[start]

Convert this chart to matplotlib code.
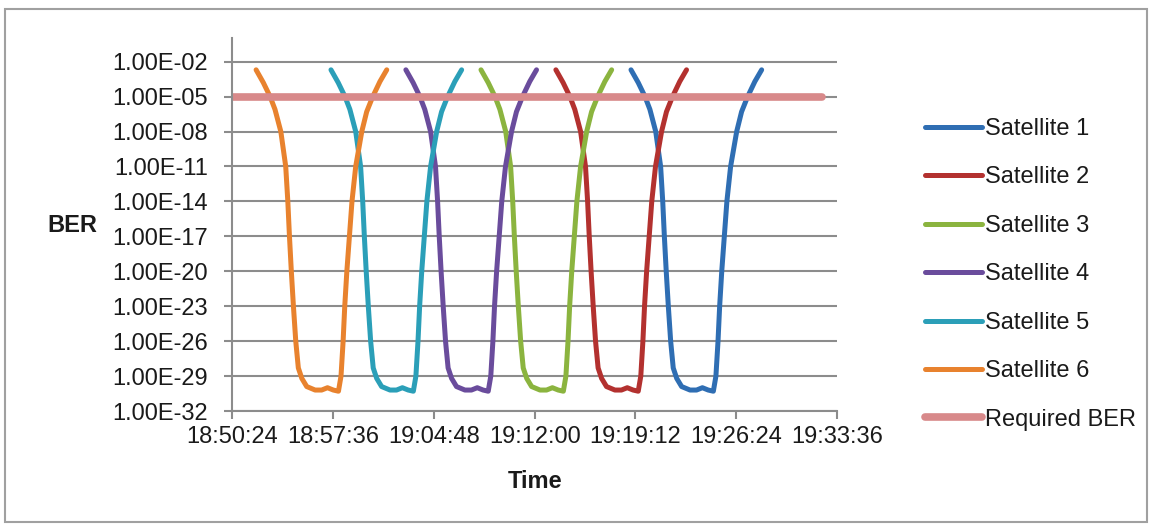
import numpy as np
import pandas as pd
import matplotlib
matplotlib.use("Agg")
import matplotlib.pyplot as plt
from matplotlib.patches import Rectangle
from matplotlib.ticker import NullLocator

plt.rcParams['font.family'] = ['Liberation Sans', 'DejaVu Sans']

DAY = "2000-01-01 "

# === Data ===
satellites = ["Satellite 1", "Satellite 2", "Satellite 3",
              "Satellite 4", "Satellite 5", "Satellite 6"]
# first point of each pass
pass_start = ["19:18:53", "19:13:31", "19:08:10", "19:02:48", "18:57:27", "18:52:06"]

# all passes have the same shape: seconds after pass start, log10(BER)
pass_offset_s = [0, 31, 60, 81, 106, 127, 136, 143, 151, 160, 170, 181, 196, 217, 253, 281,
                 306, 331, 353, 364, 373, 380, 389, 400, 411, 427, 453, 474, 500, 531, 560]
pass_log_ber = [-2.7, -3.8, -5.0, -6.1, -8.0, -11.0, -14.0, -17.0, -20.0, -23.0, -26.0,
                -28.3, -29.2, -29.9, -30.2, -30.2, -30.0, -30.2, -30.3, -29.0, -26.0, -23.0,
                -20.0, -17.0, -14.0, -11.0, -8.0, -6.3, -5.0, -3.7, -2.7]

required_ber = 1e-5
required_span = ["18:50:24", "19:32:30"]

xtick_labels = ["18:50:24", "18:57:36", "19:04:48", "19:12:00",
                "19:19:12", "19:26:24", "19:33:36"]
ytick_exp = [-32, -29, -26, -23, -20, -17, -14, -11, -8, -5, -2]

# === Style ===
colors = ["#2F6EB3", "#B3312F", "#8BB43F", "#6A4C9C", "#2B9FB8", "#E8822E"]
pink = "#D8898A"
grid_c = "#8C8C8C"
FS = 17

W, H = 1153, 531
fig = plt.figure(figsize=(W / 100, H / 100), dpi=100)
ax = fig.add_axes([232.3 / W, 1 - 411 / H, (837 - 232.3) / W, (411 - 38.4) / H])

for name, start, c in zip(satellites, pass_start, colors):
    t = pd.Timestamp(DAY + start) + pd.to_timedelta(pass_offset_s, unit="s")
    ax.plot(t, 10.0 ** np.array(pass_log_ber), color=c, lw=3.6,
            solid_capstyle="round", solid_joinstyle="round", label=name)

req_t = pd.to_datetime([DAY + s for s in required_span])
ax.plot(req_t, [required_ber] * len(req_t), color=pink, lw=5.5,
        solid_capstyle="round", label="Required BER")

ax.set_yscale("log")
ax.set_ylim(1e-32, 1)
ax.set_yticks(10.0 ** np.array(ytick_exp, dtype=float))
ax.set_yticklabels([f"1.00E-{-e:02d}" for e in ytick_exp])
ax.yaxis.set_minor_locator(NullLocator())

xt = pd.to_datetime([DAY + s for s in xtick_labels])
ax.set_xlim(xt[0], xt[-1])
ax.set_xticks(xt)
ax.set_xticklabels(xtick_labels)

ax.grid(axis="y", color=grid_c, lw=1.5)
ax.grid(axis="x", visible=False)
ax.set_axisbelow(True)
for s in ["top", "right"]:
    ax.spines[s].set_visible(False)
for s in ["left", "bottom"]:
    ax.spines[s].set_color(grid_c)
    ax.spines[s].set_linewidth(1.5)
ax.tick_params(axis="y", direction="out", length=5.5, width=1.5, color=grid_c,
               pad=12, labelsize=FS, labelcolor="#1a1a1a")
ax.tick_params(axis="x", direction="out", length=5.5, width=1.5, color=grid_c,
               pad=5, labelsize=FS, labelcolor="#1a1a1a")

fig.text(72 / W, 1 - 226 / H, "BER", ha="center", va="center",
         fontsize=FS, fontweight="bold", color="#1a1a1a")
fig.text(534.6 / W, 1 - 482 / H, "Time", ha="center", va="center",
         fontsize=FS, fontweight="bold", color="#1a1a1a")

ax.legend(loc="upper left", bbox_to_anchor=(925 / W, 1 - 118 / H),
          bbox_transform=fig.transFigure, frameon=False, fontsize=FS,
          handlelength=2.4, handletextpad=0.15, labelspacing=1.12,
          borderpad=0, borderaxespad=0, labelcolor="#1a1a1a")

fig.patches.append(Rectangle((5 / W, 1 - 522 / H), (1147 - 5) / W, (522 - 9) / H,
                             transform=fig.transFigure, fill=False,
                             edgecolor="#A0A0A0", lw=1.5))

fig.savefig("out.png", dpi=100)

[end]

Reproduce all of the material above word for word. Omit the pictures.

Convert this chart to matplotlib code.
import numpy as np
import pandas as pd
import matplotlib
matplotlib.use("Agg")
import matplotlib.pyplot as plt
from matplotlib.patches import Rectangle
from matplotlib.ticker import NullLocator

plt.rcParams['font.family'] = ['Liberation Sans', 'DejaVu Sans']

DAY = "2000-01-01 "

# === Data ===
satellites = ["Satellite 1", "Satellite 2", "Satellite 3",
              "Satellite 4", "Satellite 5", "Satellite 6"]
# first point of each pass
pass_start = ["19:18:53", "19:13:31", "19:08:10", "19:02:48", "18:57:27", "18:52:06"]

# all passes have the same shape: seconds after pass start, log10(BER)
pass_offset_s = [0, 31, 60, 81, 106, 127, 136, 143, 151, 160, 170, 181, 196, 217, 253, 281,
                 306, 331, 353, 364, 373, 380, 389, 400, 411, 427, 453, 474, 500, 531, 560]
pass_log_ber = [-2.7, -3.8, -5.0, -6.1, -8.0, -11.0, -14.0, -17.0, -20.0, -23.0, -26.0,
                -28.3, -29.2, -29.9, -30.2, -30.2, -30.0, -30.2, -30.3, -29.0, -26.0, -23.0,
                -20.0, -17.0, -14.0, -11.0, -8.0, -6.3, -5.0, -3.7, -2.7]

required_ber = 1e-5
required_span = ["18:50:24", "19:32:30"]

xtick_labels = ["18:50:24", "18:57:36", "19:04:48", "19:12:00",
                "19:19:12", "19:26:24", "19:33:36"]
ytick_exp = [-32, -29, -26, -23, -20, -17, -14, -11, -8, -5, -2]

# === Style ===
colors = ["#2F6EB3", "#B3312F", "#8BB43F", "#6A4C9C", "#2B9FB8", "#E8822E"]
pink = "#D8898A"
grid_c = "#8C8C8C"
FS = 17

W, H = 1153, 531
fig = plt.figure(figsize=(W / 100, H / 100), dpi=100)
ax = fig.add_axes([232.3 / W, 1 - 411 / H, (837 - 232.3) / W, (411 - 38.4) / H])

for name, start, c in zip(satellites, pass_start, colors):
    t = pd.Timestamp(DAY + start) + pd.to_timedelta(pass_offset_s, unit="s")
    ax.plot(t, 10.0 ** np.array(pass_log_ber), color=c, lw=3.6,
            solid_capstyle="round", solid_joinstyle="round", label=name)

req_t = pd.to_datetime([DAY + s for s in required_span])
ax.plot(req_t, [required_ber] * len(req_t), color=pink, lw=5.5,
        solid_capstyle="round", label="Required BER")

ax.set_yscale("log")
ax.set_ylim(1e-32, 1)
ax.set_yticks(10.0 ** np.array(ytick_exp, dtype=float))
ax.set_yticklabels([f"1.00E-{-e:02d}" for e in ytick_exp])
ax.yaxis.set_minor_locator(NullLocator())

xt = pd.to_datetime([DAY + s for s in xtick_labels])
ax.set_xlim(xt[0], xt[-1])
ax.set_xticks(xt)
ax.set_xticklabels(xtick_labels)

ax.grid(axis="y", color=grid_c, lw=1.5)
ax.grid(axis="x", visible=False)
ax.set_axisbelow(True)
for s in ["top", "right"]:
    ax.spines[s].set_visible(False)
for s in ["left", "bottom"]:
    ax.spines[s].set_color(grid_c)
    ax.spines[s].set_linewidth(1.5)
ax.tick_params(axis="y", direction="out", length=5.5, width=1.5, color=grid_c,
               pad=12, labelsize=FS, labelcolor="#1a1a1a")
ax.tick_params(axis="x", direction="out", length=5.5, width=1.5, color=grid_c,
               pad=5, labelsize=FS, labelcolor="#1a1a1a")

fig.text(72 / W, 1 - 226 / H, "BER", ha="center", va="center",
         fontsize=FS, fontweight="bold", color="#1a1a1a")
fig.text(534.6 / W, 1 - 482 / H, "Time", ha="center", va="center",
         fontsize=FS, fontweight="bold", color="#1a1a1a")

ax.legend(loc="upper left", bbox_to_anchor=(925 / W, 1 - 118 / H),
          bbox_transform=fig.transFigure, frameon=False, fontsize=FS,
          handlelength=2.4, handletextpad=0.15, labelspacing=1.12,
          borderpad=0, borderaxespad=0, labelcolor="#1a1a1a")

fig.patches.append(Rectangle((5 / W, 1 - 522 / H), (1147 - 5) / W, (522 - 9) / H,
                             transform=fig.transFigure, fill=False,
                             edgecolor="#A0A0A0", lw=1.5))

fig.savefig("out.png", dpi=100)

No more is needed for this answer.